Das Internet bietet enorme Potentiale für die gesellschaftliche und wirtschaftliche Entwicklung. Von zentraler Bedeutung sind der freie und offene Charakter des Mediums, ein funktions- und leistungsfähiges Netz sowie eine inklusive Netzarchitektur – das heißt: Allen Bevölkerungsgruppen und Marktteilnehmern werden diskriminierungsfreie Zugänge zu allen Inhalten wie auch aktive Beteiligungsmöglichkeiten gewährt.

Die gesetzliche Absicherung der Netzneutralität ist Grundvoraussetzung für die Ausschöpfung dieser Potentiale. Auf der Grundlage des offenen und diskriminierungsfreien Charakters hat sich das Internet als Innovationsmotor für die gesellschaftliche und wirtschaftliche Entwicklung erwiesen. Hierdurch wird kommunikative Chancengleichheit sichergestellt und Vielfalt von Meinungen und Informationen gewahrt. Darum darf die Neutralität und Offenheit des Netzes nicht allein den Kräften des Marktes überlassen werden.

Gleichbehandlung der Datenpakete

Mit unserem Antrag soll die grundsätzliche Gleichbehandlung und Diskriminierungsfreiheit aller Datenpakete, unabhängig von Herkunft, Ziel und Inhalt, gesetzlich abgesichert werden. Ein Netzwerkmanagement soll ausschließlich aus technischen Gründen zulässig sein. Spezialdienste soll es nur in geschlossenen Netzen geben, wenn für sie eine technische Notwendigkeit - die über ein rein wirtschaftliches Kapitalisierungsinteresse hinausgeht - besteht.

Nur so kann verhindert werden, dass Netzzugangsbetreiber künftig Pakete schnüren, die nur noch einen Zugang zu bestimmten Angeboten des Internets bieten. Wer über das Paket hinausgehende Dienste und Inhalte haben möchte, müsste in diesem Fall weitere Pakete hinzubuchen. Die Offenheit und Freiheit des Internets wie wir es kennen, wäre damit obsolet, weil es zu einer Art „Resterampe“ verkäme. Innovation würde verhindert, weil beispielsweise Start Ups gar nicht die finanziellen Möglichkeiten hätten, sich in solche Pakete einzukaufen.

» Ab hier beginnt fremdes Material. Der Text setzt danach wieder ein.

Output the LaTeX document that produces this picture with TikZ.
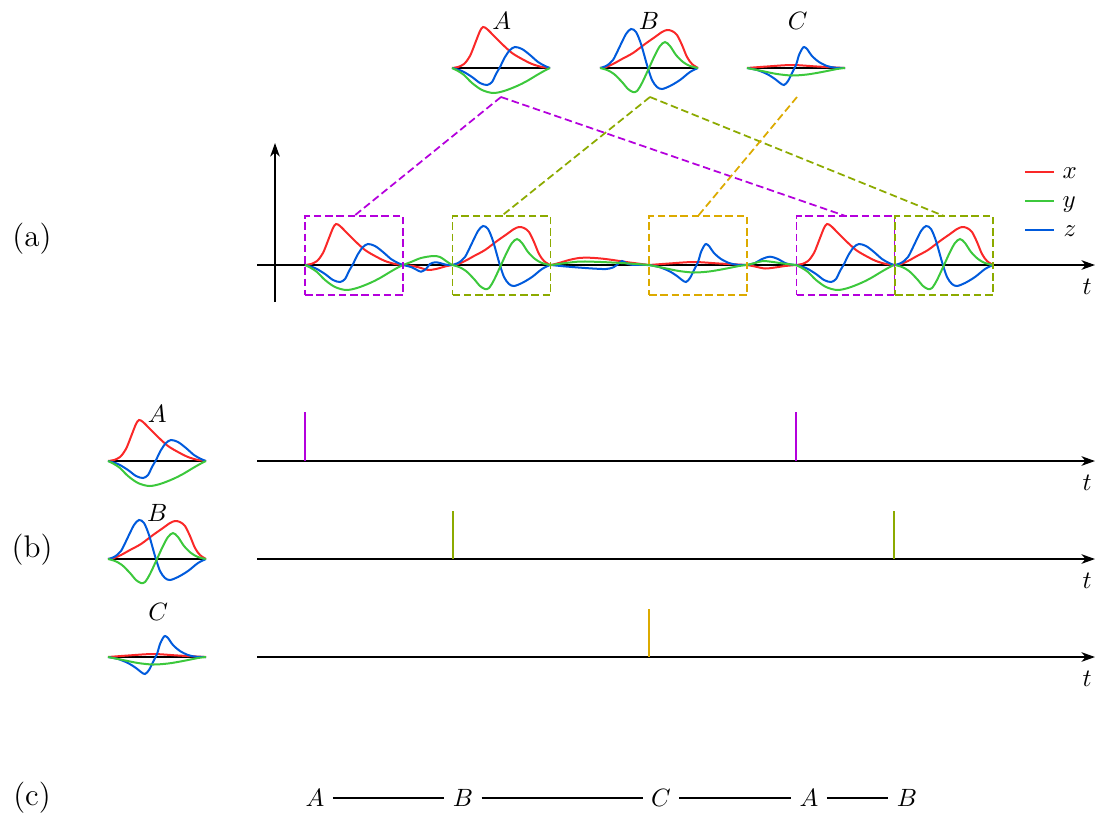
\documentclass[tikz,border=0pt]{standalone}
\usetikzlibrary{arrows.meta}
\definecolor{cx}{RGB}{250,40,40}
\definecolor{cy}{RGB}{60,200,60}
\definecolor{cz}{RGB}{0,90,220}
\definecolor{cpurple}{RGB}{180,0,220}
\definecolor{colive}{RGB}{140,170,0}
\definecolor{cgold}{RGB}{220,170,0}
\tikzset{
 xcurve/.style={cx, line width=0.8pt},
 ycurve/.style={cy, line width=0.8pt},
 zcurve/.style={cz, line width=0.8pt},
 baseln/.style={black, line width=0.8pt},
 axisline/.style={black, line width=0.85pt, -{Stealth[length=5.4pt,width=3.8pt,inset=1.6pt]}},
 segbox/.style={draw, dash pattern=on 3pt off 1.5pt, line width=0.7pt, inner sep=0pt, outer sep=0pt, minimum width=98*0.4pt, minimum height=79*0.4pt},
 link/.style={dash pattern=on 3pt off 1.5pt, line width=0.7pt},
 spike/.style={line width=0.6pt},
 lab/.style={font=\fontsize{10}{12}\selectfont, inner sep=0pt},
 part/.style={font=\fontsize{12.5}{15}\selectfont, inner sep=0pt},
 seq/.style={font=\fontsize{10}{12}\selectfont, inner sep=3.2pt},
 legline/.style={line width=0.55pt},
}
\newcommand\wavA{%
 \draw[xcurve] plot[smooth] coordinates {(0,0)(6,1)(12,4)(18,12)(24,27)(28,37)(31,41)(35,39)(42,32)(50,24)(60,15)(70,9)(80,4)(90,1)(98,0)};
 \draw[zcurve] plot[smooth] coordinates {(0,0)(10,-3)(20,-9)(28,-15)(35,-17)(40,-14)(44,-6)(48,1)(53,11)(58,18)(63,21)(70,19)(78,13)(86,6)(93,2)(98,0)};
 \draw[ycurve] plot[smooth] coordinates {(0,0)(6,-3)(12,-7)(20,-15)(30,-22)(41,-25)(52,-23)(65,-18)(75,-13)(85,-7)(92,-3)(98,0)};
}
\newcommand\wavB{%
 \draw[xcurve] plot[smooth] coordinates {(0,0)(6,1)(13,4)(22,9)(33,15)(45,24)(55,31)(62,36)(67,38)(72,37)(77,33)(82,23)(87,11)(92,4)(98,0)};
 \draw[zcurve] plot[smooth] coordinates {(0,0)(6,2)(13,8)(20,22)(26,34)(31,39)(36,36)(41,24)(47,3)(52,-12)(57,-19)(62,-21)(70,-18)(80,-12)(90,-4)(98,0)};
 \draw[ycurve] plot[smooth] coordinates {(0,0)(7,-2)(14,-6)(22,-14)(28,-21)(33,-24)(37,-23)(42,-15)(49,0)(55,13)(60,22)(65,26)(70,22)(76,13)(83,6)(90,2)(98,0)};
}
\newcommand\wavC{%
 \draw[xcurve] plot[smooth] coordinates {(0,0)(20,1.5)(45,3)(70,1.5)(98,0)};
 \draw[zcurve] plot[smooth] coordinates {(0,0)(10,-2)(20,-6)(28,-11)(33,-15)(37,-17)(41,-13)(45,-5)(49,3)(52,13)(55,19)(57,21)(60,19)(65,12)(72,6)(80,2)(88,0.3)(98,0)};
 \draw[ycurve] plot[smooth] coordinates {(0,0)(15,-3)(30,-6)(45,-7.5)(60,-6.5)(75,-4)(90,-1)(98,0)};
}
\newcommand\gapOne{%
 \draw[xcurve] plot[smooth] coordinates {(0,0)(10,-1)(18,-3)(25,-5)(33,-4)(42,-1.5)(49,0)};
 \draw[zcurve] plot[smooth] coordinates {(0,0)(8,-2)(14,-5)(18,-6.7)(23,-4)(27,1)(32,2.7)(37,2)(43,0.3)(49,0)};
 \draw[ycurve] plot[smooth] coordinates {(0,0)(8,3)(18,7)(30,9)(37,8)(43,4)(49,0)};
}
\newcommand\gapTwo{%
 \draw[xcurve] plot[smooth] coordinates {(0,0)(8,2)(18,5)(28,7)(38,7.3)(50,6.5)(62,5)(75,3)(88,1.3)(98,0)};
 \draw[zcurve] plot[smooth] coordinates {(0,0)(15,-1.5)(30,-2.7)(45,-3.7)(55,-4)(62,-2.5)(67,1)(71,4)(75,2)(80,0.3)(98,0)};
 \draw[ycurve] plot[smooth] coordinates {(0,0)(15,2)(30,3.5)(50,3)(70,2)(85,1)(98,0)};
}
\newcommand\gapThree{%
 \draw[xcurve] plot[smooth] coordinates {(0,0)(8,-1.5)(18,-3.5)(28,-2.5)(38,-1)(49,0)};
 \draw[zcurve] plot[smooth] coordinates {(0,0)(8,2)(15,6)(23,8.3)(31,6)(38,2)(44,0.5)(49,0)};
 \draw[ycurve] plot[smooth] coordinates {(0,0)(8,2)(16,4)(26,3)(36,1.5)(49,0)};
}
\newcommand\putwav[3]{\begin{scope}[shift={(#1,#2)},yscale=-1]#3\end{scope}}
\newcommand\putwavb[3]{\begin{scope}[shift={(#1,#2)},yscale=-1]\draw[baseln] (0,0) -- (98,0);#3\end{scope}}
\begin{document}
\begin{tikzpicture}[x=0.4pt,y=-0.4pt]
\useasboundingbox (0,0) rectangle (1097,814);

% ---------- top wavelets
\putwavb{452}{68}{\wavA}
\putwavb{600}{68}{\wavB}
\putwavb{747}{68}{\wavC}
\node[lab, anchor=base] (lA) at (501.7,29.3) {$A$};
\node[lab, anchor=base] (lB) at (649,29.3) {$B$};
\node[lab, anchor=base] (lC) at (797.7,29.3) {$C$};
\coordinate (tA) at (501,97);
\coordinate (tB) at (650,97);
\coordinate (tC) at (797,97);

% ---------- (a)
\node[part] (pa) at (32,239) {(a)};
\coordinate (ha0) at (257,265);
\coordinate (ha1) at (1095,265);
\coordinate (va0) at (275,302);
\coordinate (va1) at (275,143);
\draw[axisline] (ha0) -- (ha1);
\draw[axisline] (va0) -- (va1);
\node[lab] (ta) at (1087,286.5) {$t$};

\putwav{305}{265}{\wavA}
\putwav{403}{265}{\gapOne}
\putwav{452}{265}{\wavB}
\putwav{551}{265}{\gapTwo}
\putwav{649}{265}{\wavC}
\putwav{747}{265}{\gapThree}
\putwav{796}{265}{\wavA}
\putwav{895}{265}{\wavB}

\node[segbox, draw=cpurple] (b1) at (354,255.5) {};
\node[segbox, draw=colive] (b2) at (501.5,255.5) {};
\node[segbox, draw=cgold] (b3) at (698,255.5) {};
\node[segbox, draw=cpurple] (b4) at (845.5,255.5) {};
\node[segbox, draw=colive] (b5) at (944,255.5) {};

\draw[link, cpurple] (tA) -- (b1.north);
\draw[link, cpurple] (tA) -- (b4.north);
\draw[link, colive] (tB) -- (b2.north);
\draw[link, colive] (tB) -- (b5.north);
\draw[link, cgold] (tC) -- (b3.north);

% legend
\coordinate (lx0) at (1025,172); \coordinate (lx1) at (1054,172);
\coordinate (ly0) at (1025,201); \coordinate (ly1) at (1054,201);
\coordinate (lz0) at (1025,230); \coordinate (lz1) at (1054,230);
\draw[legline, cx] (lx0) -- (lx1);
\draw[legline, cy] (ly0) -- (ly1);
\draw[legline, cz] (lz0) -- (lz1);
\node[lab, anchor=base west] (gx) at (1062,178) {$x$};
\node[lab, anchor=base west] (gy) at (1062,207) {$y$};
\node[lab, anchor=base west] (gz) at (1063,236) {$z$};

% ---------- (b)
\node[part] (pb) at (32,550) {(b)};
\putwavb{108}{461}{\wavA}
\putwavb{108}{559}{\wavB}
\putwavb{108}{657}{\wavC}
\node[lab, anchor=base] (bA) at (157.3,422.7) {$A$};
\node[lab, anchor=base] (bB) at (157.3,521.7) {$B$};
\node[lab, anchor=base] (bC) at (158.3,620) {$C$};

\coordinate (h10) at (257,461); \coordinate (h11) at (1095,461);
\coordinate (h20) at (257,559); \coordinate (h21) at (1095,559);
\coordinate (h30) at (257,657); \coordinate (h31) at (1095,657);
\draw[axisline] (h10) -- (h11);
\draw[axisline] (h20) -- (h21);
\draw[axisline] (h30) -- (h31);
\node[lab] (t1) at (1087,483) {$t$};
\node[lab] (t2) at (1087,581) {$t$};
\node[lab] (t3) at (1087,679) {$t$};

\coordinate (s1a) at (305,412); \coordinate (s1b) at (305,461);
\coordinate (s4a) at (796,412); \coordinate (s4b) at (796,461);
\coordinate (s2a) at (453,511); \coordinate (s2b) at (453,559);
\coordinate (s5a) at (894,511); \coordinate (s5b) at (894,559);
\coordinate (s3a) at (649,609); \coordinate (s3b) at (649,657);
\draw[spike, cpurple] (s1a) -- (s1b);
\draw[spike, cpurple] (s4a) -- (s4b);
\draw[spike, colive] (s2a) -- (s2b);
\draw[spike, colive] (s5a) -- (s5b);
\draw[spike, cgold] (s3a) -- (s3b);

% ---------- (c)
\node[part] (pc) at (32,798) {(c)};
\node[seq] (c1) at (315,798) {$A$};
\node[seq] (c2) at (463,798) {$B$};
\node[seq] (c3) at (661,798) {$C$};
\node[seq] (c4) at (809,798) {$A$};
\node[seq] (c5) at (907,798) {$B$};
\draw[line width=0.5pt] (c1) -- (c2);
\draw[line width=0.5pt] (c2) -- (c3);
\draw[line width=0.5pt] (c3) -- (c4);
\draw[line width=0.5pt] (c4) -- (c5);
\end{tikzpicture}
\end{document}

Netzneutralität in ernster Gefahr

Wir haben am Donnerstag die Chance, diese Forderungen mit einer Mehrheit aus Sozialdemokraten, Liberalen, Linken und Grünen im Parlament gegen die Konservativen durchzusetzen. Gelingt uns das nicht, ist die Netzneutralität in ernster Gefahr, denn ein Verordnungsvorschlag ist unmittelbar geltendes Recht in allen Mitgliedstaaten. Auch Deutschland könnte dann keine weitergehenden nationalen Regelungen schaffen, um Netzneutralität zu sichern, ohne dabei gegen EU-Recht zu verstoßen.

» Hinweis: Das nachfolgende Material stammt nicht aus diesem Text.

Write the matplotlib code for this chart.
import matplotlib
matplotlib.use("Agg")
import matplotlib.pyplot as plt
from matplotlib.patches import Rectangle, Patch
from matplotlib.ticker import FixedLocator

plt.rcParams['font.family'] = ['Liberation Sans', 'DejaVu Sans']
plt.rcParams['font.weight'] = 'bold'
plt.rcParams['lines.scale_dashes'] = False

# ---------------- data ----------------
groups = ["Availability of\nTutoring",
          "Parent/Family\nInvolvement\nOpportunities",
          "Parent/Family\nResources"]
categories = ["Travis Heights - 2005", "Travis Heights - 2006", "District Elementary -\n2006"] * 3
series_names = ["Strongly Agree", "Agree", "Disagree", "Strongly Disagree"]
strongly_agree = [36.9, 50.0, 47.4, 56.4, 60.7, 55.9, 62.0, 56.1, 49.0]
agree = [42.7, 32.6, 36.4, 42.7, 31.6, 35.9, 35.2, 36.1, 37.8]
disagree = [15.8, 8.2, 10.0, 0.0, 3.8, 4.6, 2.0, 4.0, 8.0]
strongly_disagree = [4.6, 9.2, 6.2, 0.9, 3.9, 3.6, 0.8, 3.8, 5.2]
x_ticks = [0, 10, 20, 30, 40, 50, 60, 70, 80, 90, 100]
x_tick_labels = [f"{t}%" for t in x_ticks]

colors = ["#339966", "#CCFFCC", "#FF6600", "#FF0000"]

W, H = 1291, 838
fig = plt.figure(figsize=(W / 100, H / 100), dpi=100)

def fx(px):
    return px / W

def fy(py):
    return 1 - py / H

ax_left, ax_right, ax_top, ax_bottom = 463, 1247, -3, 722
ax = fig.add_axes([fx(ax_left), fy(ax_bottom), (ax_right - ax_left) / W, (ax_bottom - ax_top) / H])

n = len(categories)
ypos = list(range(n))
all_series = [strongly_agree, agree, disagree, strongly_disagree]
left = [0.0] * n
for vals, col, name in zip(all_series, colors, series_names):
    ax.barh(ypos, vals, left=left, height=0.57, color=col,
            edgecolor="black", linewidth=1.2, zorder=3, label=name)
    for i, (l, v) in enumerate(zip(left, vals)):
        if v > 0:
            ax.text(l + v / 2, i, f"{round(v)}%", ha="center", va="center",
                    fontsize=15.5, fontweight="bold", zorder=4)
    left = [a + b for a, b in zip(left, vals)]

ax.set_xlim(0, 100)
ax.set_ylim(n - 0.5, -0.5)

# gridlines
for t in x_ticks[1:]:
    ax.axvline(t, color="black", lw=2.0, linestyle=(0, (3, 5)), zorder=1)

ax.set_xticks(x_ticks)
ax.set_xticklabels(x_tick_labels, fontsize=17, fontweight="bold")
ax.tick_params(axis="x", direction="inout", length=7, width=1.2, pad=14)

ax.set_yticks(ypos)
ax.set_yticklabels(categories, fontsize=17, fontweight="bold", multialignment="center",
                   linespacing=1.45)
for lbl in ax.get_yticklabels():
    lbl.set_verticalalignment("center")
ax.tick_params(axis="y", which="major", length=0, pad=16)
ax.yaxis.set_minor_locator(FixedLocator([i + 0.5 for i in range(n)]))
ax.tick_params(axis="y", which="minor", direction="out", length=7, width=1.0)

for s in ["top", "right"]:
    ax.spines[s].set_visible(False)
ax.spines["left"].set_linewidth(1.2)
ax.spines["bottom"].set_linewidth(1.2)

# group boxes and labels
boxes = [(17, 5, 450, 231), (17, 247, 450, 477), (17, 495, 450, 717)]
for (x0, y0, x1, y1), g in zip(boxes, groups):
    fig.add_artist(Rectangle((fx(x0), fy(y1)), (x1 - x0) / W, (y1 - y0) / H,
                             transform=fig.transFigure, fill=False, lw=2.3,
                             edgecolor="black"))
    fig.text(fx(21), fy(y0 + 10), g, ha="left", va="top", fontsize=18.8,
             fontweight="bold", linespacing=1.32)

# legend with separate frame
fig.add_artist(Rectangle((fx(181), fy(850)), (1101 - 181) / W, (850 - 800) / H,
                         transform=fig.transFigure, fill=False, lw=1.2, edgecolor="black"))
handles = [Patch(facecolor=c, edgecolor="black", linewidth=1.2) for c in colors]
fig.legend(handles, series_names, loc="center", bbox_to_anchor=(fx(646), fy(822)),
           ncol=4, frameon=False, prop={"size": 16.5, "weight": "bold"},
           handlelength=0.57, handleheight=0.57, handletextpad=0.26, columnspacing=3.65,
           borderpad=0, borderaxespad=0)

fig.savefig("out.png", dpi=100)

Ein freies und offenes Internet sichern

Das Gesetzgebungsverfahren ist nach der 1. Lesung aber noch nicht beendet. Die Parlamentsentscheidung bildet die Grundlage für Verhandlungen mit dem Rat. Das Ergebnis wird dann vom neugewählten Parlament nochmals diskutiert und abgestimmt. Es kommt dann sowohl auf den Rat, als auch auf die deutsche Haltung und auf das neue Parlament an, ob es gelingt ein freies und offenes Internet zu sichern.